Basic exemption on pensions
In 2017 the basic exemption in event of pensions was 2,832 euros (236 euros per calendar month) and general basic exemption from income tax was 2,160 euros per year (180 euros per month). Pensioners have the right to receive the total income exempt from tax 4,992 euros (416 euros per month).
Beginning from 2018 general basic exemption up to 6,000 euros in a year applies to pensions (up to 500 euros per calendar month). If a pensioner’s annual income exceeds 14,400 euros in a year (1,200 euros per month), then the basic exemption shall decrease gradually to zero. If the annual income exceeds 25,200 euros, the basic exemption shall be zero.
Contributions to mandatory funded pension
A resident natural person may deduct the contributions to mandatory funded pension withheld and paid pursuant to subsection 281 (1) of the Income Tax Act from the income during a period of taxation.
During the years 2014 to 2017 the tax rate for contributions to mandatory funded pension was either two or three per cent. The obligation to withhold the contributions to funded pension and the tax rates applied to a particular person during the years 2014 to 2017 can be checked according to the personal identification code or by Mass Query.
Beginning from the year 2018, the tax rate for the contribution to mandatory funded pension is two per cent for all obligated persons.
Tax changes in supplementary funded pension
Since 2013 it is possible to move between the collecting system of a fund pension and an insurance pension without the interruption of the five-year requirement of the collection period subject to the 10% tax rate for the persons who are at least 55 years of age and have joined with the supplementary funded pension system.
If so far it was impossible to move the surrender value of a supplementary funded pension insurance contract into the voluntary pension fund without the interruption of the five-year requirement of the collection period, then according to the amendment, the five-year term shall be deemed to be as of the earliest date of the entry into the insurance contract. From now on, it is also possible upon the entry into an insurance contract to carry over the redemption price of the units of a pension fund into insurance premiums without the interruption of the five-year requirement of the collection period. The five-year term shall be deemed to be as of the date of the initial acquisition of the units if it is earlier than the date of entry into the insurance contract. The term is considered as of the earliest date or from the date of entry into the contract or the date of the initial acquisition of the units.
Upon the shifting of the accumulation reserve, the contribution made earlier cannot be deducted from the income on taxation of the income because the person had been entitled to receive the tax incentive on that part already earlier.

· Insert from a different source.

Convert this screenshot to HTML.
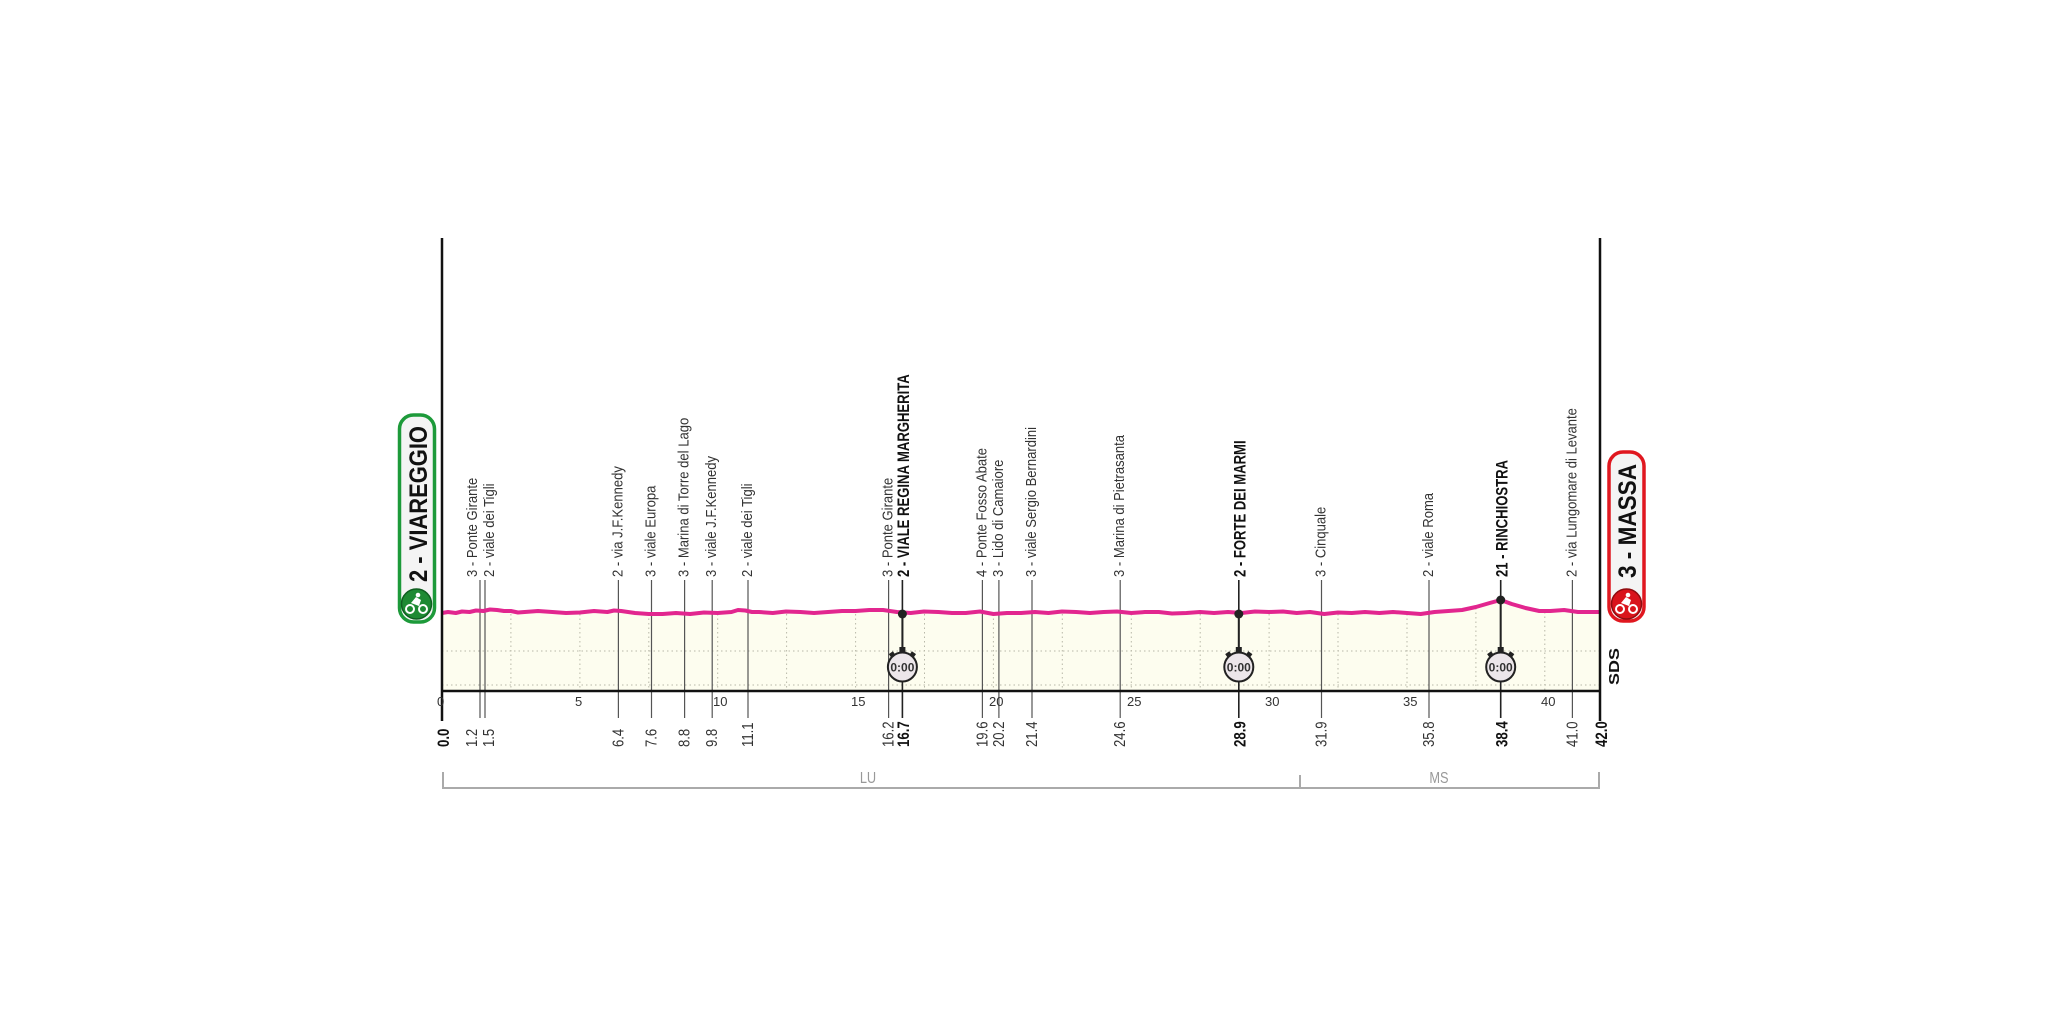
<!DOCTYPE html>
<html><head><meta charset="utf-8"><style>
html,body{margin:0;padding:0;background:#fff;}
svg{display:block;}
text{font-family:"Liberation Sans",sans-serif;}
</style></head><body>
<svg width="2048" height="1024" viewBox="0 0 2048 1024" xmlns="http://www.w3.org/2000/svg">
<polygon fill="#fdfdef" points="442,691 442,613 455.8,613 469.6,612 483.4,611 497.1,610 510.9,611 524.7,612 552.3,612 579.9,612.5 607.4,612 621.2,611 635,613 648.8,614 662.6,614 690.1,614 717.7,613 731.5,612 745.3,610.5 759,612 772.8,613 800.4,612 828,612 855.6,611 869.3,610 883.1,610 896.9,612 910.7,613 938.3,612 965.8,613 993.4,614 1021,613 1048.5,613 1076.1,612 1103.7,612 1131.3,613 1158.8,612 1186.4,613 1214,613 1241.5,613 1269.1,612 1296.7,613 1324.2,614 1351.8,613 1379.4,613 1407,613 1420.7,614 1434.5,612 1448.3,611 1462.1,610 1475.9,607 1489.7,603 1500.7,600 1511.7,604 1525.5,608 1539.3,611 1550.3,611 1564.1,610 1577.9,612 1600,612 1600,691"/>
<g stroke="#b8b8a8" stroke-width="1" stroke-dasharray="1.5,3">
<line x1="442" y1="651" x2="1600" y2="651"/>
<line x1="442" y1="685" x2="1600" y2="685"/>
<line x1="510.9" y1="614" x2="510.9" y2="691"/><line x1="579.9" y1="614" x2="579.9" y2="691"/>
<line x1="648.8" y1="614" x2="648.8" y2="691"/><line x1="717.7" y1="614" x2="717.7" y2="691"/>
<line x1="786.6" y1="614" x2="786.6" y2="691"/><line x1="855.6" y1="614" x2="855.6" y2="691"/>
<line x1="924.5" y1="614" x2="924.5" y2="691"/><line x1="993.4" y1="614" x2="993.4" y2="691"/>
<line x1="1062.3" y1="614" x2="1062.3" y2="691"/><line x1="1131.3" y1="614" x2="1131.3" y2="691"/>
<line x1="1200.2" y1="614" x2="1200.2" y2="691"/><line x1="1269.1" y1="614" x2="1269.1" y2="691"/>
<line x1="1338" y1="614" x2="1338" y2="691"/><line x1="1407" y1="614" x2="1407" y2="691"/>
<line x1="1475.9" y1="608" x2="1475.9" y2="691"/><line x1="1544.8" y1="612" x2="1544.8" y2="691"/>
</g>
<g stroke="#555" stroke-width="1.2">
<line x1="480" y1="580" x2="480" y2="718"/><line x1="485" y1="580" x2="485" y2="718"/>
<line x1="618.4" y1="580" x2="618.4" y2="718"/><line x1="651.5" y1="580" x2="651.5" y2="718"/>
<line x1="684.6" y1="580" x2="684.6" y2="718"/><line x1="712.2" y1="580" x2="712.2" y2="718"/>
<line x1="748" y1="580" x2="748" y2="718"/><line x1="888.6" y1="580" x2="888.6" y2="718"/>
<line x1="982.4" y1="580" x2="982.4" y2="718"/><line x1="998.9" y1="580" x2="998.9" y2="718"/>
<line x1="1032" y1="580" x2="1032" y2="718"/><line x1="1120.2" y1="580" x2="1120.2" y2="718"/>
<line x1="1321.5" y1="580" x2="1321.5" y2="718"/><line x1="1429" y1="580" x2="1429" y2="718"/>
<line x1="1572.4" y1="580" x2="1572.4" y2="718"/>
</g>
<g stroke="#222" stroke-width="1.6">
<line x1="902.4" y1="580" x2="902.4" y2="718"/>
<line x1="1238.8" y1="580" x2="1238.8" y2="718"/>
<line x1="1500.7" y1="580" x2="1500.7" y2="718"/>
</g>
<polyline fill="none" stroke="#e2268f" stroke-width="4" stroke-linejoin="round" points="442,613 448,612 455.8,613 462,611.5 469.6,612 476,610.5 483.4,611 490,609.5 497.1,610 504,611 510.9,611 518,612.5 524.7,612 538,611 552.3,612 566,613 579.9,612.5 594,611 607.4,612 614,610.5 621.2,611 628,612 635,613 648.8,614 662.6,614 676,613 690.1,614 704,612.5 717.7,613 731.5,612 738,610 745.3,610.5 752,612 759,612 772.8,613 786,611.5 800.4,612 814,613 828,612 842,611 855.6,611 869.3,610 883.1,610 896.9,612 910.7,613 924,611.5 938.3,612 952,613 965.8,613 980,611.5 993.4,614 1007,613 1021,613 1035,612 1048.5,613 1062,611.5 1076.1,612 1090,613 1103.7,612 1117,611.5 1131.3,613 1145,612 1158.8,612 1172,613.5 1186.4,613 1200,612 1214,613 1228,612 1241.5,613 1255,611.5 1269.1,612 1283,611.5 1296.7,613 1310,612 1324.2,614 1338,612.5 1351.8,613 1365,612 1379.4,613 1393,612 1407,613 1420.7,614 1434.5,612 1448.3,611 1462.1,610 1475.9,607 1489.7,603 1500.7,600 1511.7,604 1525.5,608 1539.3,611 1550.3,611 1564.1,610 1577.9,612 1600,612"/>
<line x1="442" y1="238" x2="442" y2="721" stroke="#111" stroke-width="2.5"/>
<line x1="1600" y1="238" x2="1600" y2="721" stroke="#111" stroke-width="2.5"/>
<line x1="441" y1="691" x2="1601" y2="691" stroke="#111" stroke-width="2.5"/>
<g font-size="13" fill="#333">
<text x="437" y="706">0</text>
<text x="575" y="706">5</text>
<text x="713" y="706">10</text>
<text x="851" y="706">15</text>
<text x="989" y="706">20</text>
<text x="1127" y="706">25</text>
<text x="1265" y="706">30</text>
<text x="1403" y="706">35</text>
<text x="1541" y="706">40</text>
</g>
<g font-size="15" fill="#333">
<text transform="translate(477,577) rotate(-90) scale(0.87,1)">3 - Ponte Girante</text>
<text transform="translate(494,577) rotate(-90) scale(0.87,1)">2 - viale dei Tigli</text>
<text transform="translate(622.4,577) rotate(-90) scale(0.87,1)">2 - via J.F.Kennedy</text>
<text transform="translate(655.5,577) rotate(-90) scale(0.87,1)">3 - viale Europa</text>
<text transform="translate(688.6,577) rotate(-90) scale(0.87,1)">3 - Marina di Torre del Lago</text>
<text transform="translate(716.2,577) rotate(-90) scale(0.87,1)">3 - viale J.F.Kennedy</text>
<text transform="translate(752,577) rotate(-90) scale(0.87,1)">2 - viale dei Tigli</text>
<text transform="translate(892.6,577) rotate(-90) scale(0.87,1)">3 - Ponte Girante</text>
<text transform="translate(986.4,577) rotate(-90) scale(0.87,1)">4 - Ponte Fosso Abate</text>
<text transform="translate(1002.9,577) rotate(-90) scale(0.87,1)">3 - Lido di Camaiore</text>
<text transform="translate(1036,577) rotate(-90) scale(0.87,1)">3 - viale Sergio Bernardini</text>
<text transform="translate(1124.2,577) rotate(-90) scale(0.87,1)">3 - Marina di Pietrasanta</text>
<text transform="translate(1325.5,577) rotate(-90) scale(0.87,1)">3 - Cinquale</text>
<text transform="translate(1433,577) rotate(-90) scale(0.87,1)">2 - viale Roma</text>
<text transform="translate(1576.4,577) rotate(-90) scale(0.87,1)">2 - via Lungomare di Levante</text>
</g>
<g font-size="17" font-weight="bold" fill="#111">
<text transform="translate(909,577) rotate(-90) scale(0.77,1)">2 - VIALE REGINA MARGHERITA</text>
<text transform="translate(1245.5,577) rotate(-90) scale(0.77,1)">2 - FORTE DEI MARMI</text>
<text transform="translate(1507.5,577) rotate(-90) scale(0.77,1)">21 - RINCHIOSTRA</text>
</g>
<g font-size="16" fill="#333">
<text transform="translate(477,747) rotate(-90) scale(0.82,1)">1.2</text>
<text transform="translate(494,747) rotate(-90) scale(0.82,1)">1.5</text>
<text transform="translate(623.4,747) rotate(-90) scale(0.82,1)">6.4</text>
<text transform="translate(656.5,747) rotate(-90) scale(0.82,1)">7.6</text>
<text transform="translate(689.6,747) rotate(-90) scale(0.82,1)">8.8</text>
<text transform="translate(717.2,747) rotate(-90) scale(0.82,1)">9.8</text>
<text transform="translate(753,747) rotate(-90) scale(0.82,1)">11.1</text>
<text transform="translate(893.6,747) rotate(-90) scale(0.82,1)">16.2</text>
<text transform="translate(987.4,747) rotate(-90) scale(0.82,1)">19.6</text>
<text transform="translate(1003.9,747) rotate(-90) scale(0.82,1)">20.2</text>
<text transform="translate(1037,747) rotate(-90) scale(0.82,1)">21.4</text>
<text transform="translate(1125.2,747) rotate(-90) scale(0.82,1)">24.6</text>
<text transform="translate(1326.5,747) rotate(-90) scale(0.82,1)">31.9</text>
<text transform="translate(1434,747) rotate(-90) scale(0.82,1)">35.8</text>
<text transform="translate(1577.4,747) rotate(-90) scale(0.82,1)">41.0</text>
</g>
<g font-size="17" font-weight="bold" fill="#111">
<text transform="translate(449,747) rotate(-90) scale(0.78,1)">0.0</text>
<text transform="translate(909,747) rotate(-90) scale(0.78,1)">16.7</text>
<text transform="translate(1245.5,747) rotate(-90) scale(0.78,1)">28.9</text>
<text transform="translate(1507.5,747) rotate(-90) scale(0.78,1)">38.4</text>
<text transform="translate(1607,747) rotate(-90) scale(0.78,1)">42.0</text>
</g>
<g>
<g transform="translate(902.4,0)">
<line x1="0" y1="614" x2="0" y2="652" stroke="#222" stroke-width="2"/>
<circle cx="0" cy="614" r="4.5" fill="#222"/>
<rect x="-3" y="647" width="6" height="5" fill="#222"/>
<rect x="-13" y="652" width="5" height="4" fill="#222" transform="rotate(-35 -10 654)"/>
<rect x="8" y="652" width="5" height="4" fill="#222" transform="rotate(35 10 654)"/>
<circle cx="0" cy="667" r="14.5" fill="#ece6ea" stroke="#222" stroke-width="2"/>
<text x="0" y="671.5" font-size="12" font-weight="bold" fill="#333" text-anchor="middle">0:00</text>
</g>
<g transform="translate(1238.8,0)">
<line x1="0" y1="614" x2="0" y2="652" stroke="#222" stroke-width="2"/>
<circle cx="0" cy="614" r="4.5" fill="#222"/>
<rect x="-3" y="647" width="6" height="5" fill="#222"/>
<rect x="-13" y="652" width="5" height="4" fill="#222" transform="rotate(-35 -10 654)"/>
<rect x="8" y="652" width="5" height="4" fill="#222" transform="rotate(35 10 654)"/>
<circle cx="0" cy="667" r="14.5" fill="#ece6ea" stroke="#222" stroke-width="2"/>
<text x="0" y="671.5" font-size="12" font-weight="bold" fill="#333" text-anchor="middle">0:00</text>
</g>
<g transform="translate(1500.7,0)">
<line x1="0" y1="600" x2="0" y2="652" stroke="#222" stroke-width="2"/>
<circle cx="0" cy="600" r="4.5" fill="#222"/>
<rect x="-3" y="647" width="6" height="5" fill="#222"/>
<rect x="-13" y="652" width="5" height="4" fill="#222" transform="rotate(-35 -10 654)"/>
<rect x="8" y="652" width="5" height="4" fill="#222" transform="rotate(35 10 654)"/>
<circle cx="0" cy="667" r="14.5" fill="#ece6ea" stroke="#222" stroke-width="2"/>
<text x="0" y="671.5" font-size="12" font-weight="bold" fill="#333" text-anchor="middle">0:00</text>
</g>
</g>
<rect x="399.5" y="415" width="35" height="207" rx="14" fill="#f4f4f4" stroke="#1d9a3a" stroke-width="3.5"/>
<text transform="translate(427,582) rotate(-90)" font-size="25" font-weight="bold" fill="#111" textLength="156" lengthAdjust="spacingAndGlyphs">2 - VIAREGGIO</text>
<circle cx="416.5" cy="604" r="15" fill="#1e8a33" stroke="#0f5e20" stroke-width="1.5"/>
<circle cx="410" cy="609" r="4" fill="none" stroke="#fff" stroke-width="2"/>
<circle cx="423" cy="609" r="4" fill="none" stroke="#fff" stroke-width="2"/>
<path d="M411,603 L416,597 L421,600 L419,606 Z" fill="#fff"/>
<circle cx="418" cy="595" r="2.3" fill="#fff"/>
<rect x="1609" y="452" width="35" height="169" rx="14" fill="#f4f4f4" stroke="#e0171f" stroke-width="3.5"/>
<text transform="translate(1636,578) rotate(-90)" font-size="25" font-weight="bold" fill="#111" textLength="114" lengthAdjust="spacingAndGlyphs">3 - MASSA</text>
<circle cx="1626.5" cy="604" r="15" fill="#d9141c" stroke="#8e0c10" stroke-width="1.5"/>
<circle cx="1620" cy="609" r="4" fill="none" stroke="#fff" stroke-width="2"/>
<circle cx="1633" cy="609" r="4" fill="none" stroke="#fff" stroke-width="2"/>
<path d="M1621,603 L1626,597 L1631,600 L1629,606 Z" fill="#fff"/>
<circle cx="1628" cy="595" r="2.3" fill="#fff"/>
<text transform="translate(1619,685) rotate(-90)" font-size="15" font-weight="bold" fill="#111" textLength="37" lengthAdjust="spacingAndGlyphs">SDS</text>
<g stroke="#aaa" stroke-width="2" fill="none">
<line x1="443" y1="788" x2="1600" y2="788"/>
<line x1="443" y1="772" x2="443" y2="789"/>
<line x1="1300" y1="775" x2="1300" y2="789"/>
<line x1="1599" y1="772" x2="1599" y2="789"/>
</g>
<text x="868" y="783" font-size="16" fill="#999" text-anchor="middle" transform="translate(868,0) scale(0.8,1) translate(-868,0)">LU</text>
<text x="1439" y="783" font-size="16" fill="#999" text-anchor="middle" transform="translate(1439,0) scale(0.8,1) translate(-1439,0)">MS</text>
</svg>
</body></html>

Life insurance contract with an investment risk
Upon taxation of income received under a life insurance contract with an investment risk (hereinafter insurance contract) the date of entry into the contract is relevant.
In the case of a life insurance contract with an investment risk (IREK) concluded before 1 August 2010, the amount to be received after 12 years of the conclusion of an insurance contract is exempt of tax. Tax exemption concerning the contracts with the duration of 12 years applies until 31 December 2023. If the disbursement is received within 12 years as of the entry into the insurance contract, the amount received minus insurance premiums paid under the same contract shall be subject to taxation. Tax liability arising from income derived from the life insurance contract concluded before August 2010 may not be deferred. An amount received under the insurance contract (taxable or exempt from tax) may be transferred to an investment account as a contribution for further reinvestments. Disbursements from an investment account in the amount of the contribution are not subject to taxation.
In case of a life insurance contract with an investment risk concluded as of 1 August 2010 there are two options for taxation of income. If the underlying assets of an insurance contract meet the requirements specified in § 171 (2) of the Income Tax Act, a taxpayer may opt for an investment account system. If a policyholder has notified an insurer beforehand that an insurance indemnity is received from the financial assets acquired for money in the investment account specified in § 172 of the Income Tax Act, the insurer shall be exempt from an obligation to withhold income tax. Upon receipt of a disbursement under an insurance contract it must be transferred to an investment account immediately. A person, who has notified the insurer, must keep in mind that if he or she fails to transfer the received amount to the investment account immediately, it shall be regarded as a disbursement from the investment account.
An alternative is not to involve the insurance contract concluded as of 1 August 2010 in the investment account system. In such case the received amount minus insurance premiums paid under the same contract shall be subject to taxation. The investment account system is not practical if, for example, the recipient of a disbursement is a beneficiary or another person – other than an insurer, for both persons must declare the amount received as income.
In general, income tax is not charged on insurance indemnities in the event of accident or death or property insurance. However, if a person has deducted the insurance premiums related to an insured event or the acquisition cost of the insured assets from the business income, the insurance indemnities are subject to taxation in business income.